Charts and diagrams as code
☆ ☆ ☆ ☆ ☆

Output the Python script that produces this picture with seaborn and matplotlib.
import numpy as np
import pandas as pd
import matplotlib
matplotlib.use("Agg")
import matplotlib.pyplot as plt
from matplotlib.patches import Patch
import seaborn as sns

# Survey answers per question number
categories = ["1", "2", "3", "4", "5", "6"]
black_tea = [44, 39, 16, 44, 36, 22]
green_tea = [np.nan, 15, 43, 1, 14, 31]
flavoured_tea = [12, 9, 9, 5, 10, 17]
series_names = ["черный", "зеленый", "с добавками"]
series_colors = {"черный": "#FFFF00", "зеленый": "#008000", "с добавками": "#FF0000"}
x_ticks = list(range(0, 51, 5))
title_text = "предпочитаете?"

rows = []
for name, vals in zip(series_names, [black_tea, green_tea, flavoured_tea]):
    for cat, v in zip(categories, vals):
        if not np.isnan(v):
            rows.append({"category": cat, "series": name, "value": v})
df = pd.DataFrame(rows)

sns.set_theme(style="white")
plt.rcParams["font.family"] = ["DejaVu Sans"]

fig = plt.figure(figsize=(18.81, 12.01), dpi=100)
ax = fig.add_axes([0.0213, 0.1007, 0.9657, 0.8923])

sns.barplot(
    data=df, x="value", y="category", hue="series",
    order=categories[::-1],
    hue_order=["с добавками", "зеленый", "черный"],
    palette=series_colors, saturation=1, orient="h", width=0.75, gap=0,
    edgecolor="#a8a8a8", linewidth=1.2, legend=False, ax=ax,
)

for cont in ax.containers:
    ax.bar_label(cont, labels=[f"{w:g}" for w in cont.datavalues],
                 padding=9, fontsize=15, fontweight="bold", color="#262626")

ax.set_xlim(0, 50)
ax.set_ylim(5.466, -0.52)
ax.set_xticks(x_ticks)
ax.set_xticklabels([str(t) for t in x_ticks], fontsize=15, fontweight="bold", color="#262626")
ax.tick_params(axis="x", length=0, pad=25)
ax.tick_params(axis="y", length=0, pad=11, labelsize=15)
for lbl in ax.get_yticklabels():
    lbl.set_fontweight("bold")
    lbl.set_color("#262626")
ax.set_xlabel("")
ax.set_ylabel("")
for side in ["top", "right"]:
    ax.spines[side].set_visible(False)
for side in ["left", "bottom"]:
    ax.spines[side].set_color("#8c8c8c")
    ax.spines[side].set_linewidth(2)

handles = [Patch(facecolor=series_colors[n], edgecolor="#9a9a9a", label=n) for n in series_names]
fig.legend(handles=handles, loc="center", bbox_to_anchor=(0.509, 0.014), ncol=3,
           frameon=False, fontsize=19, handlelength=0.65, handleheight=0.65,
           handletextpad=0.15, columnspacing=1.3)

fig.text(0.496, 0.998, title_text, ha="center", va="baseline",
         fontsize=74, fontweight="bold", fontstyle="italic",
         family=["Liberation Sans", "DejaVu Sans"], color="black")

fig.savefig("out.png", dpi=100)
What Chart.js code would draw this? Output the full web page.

☆ ☆ ☆ ☆ ☆

Problem to work on: Please copy, word for word, every line from the first line of the records through the line containing "import seaborn as sns", with both of those lines included and nothing else.

Exercise output:
Output the Python script that produces this picture with seaborn and matplotlib.
import numpy as np
import pandas as pd
import matplotlib
matplotlib.use("Agg")
import matplotlib.pyplot as plt
from matplotlib.patches import Patch
import seaborn as sns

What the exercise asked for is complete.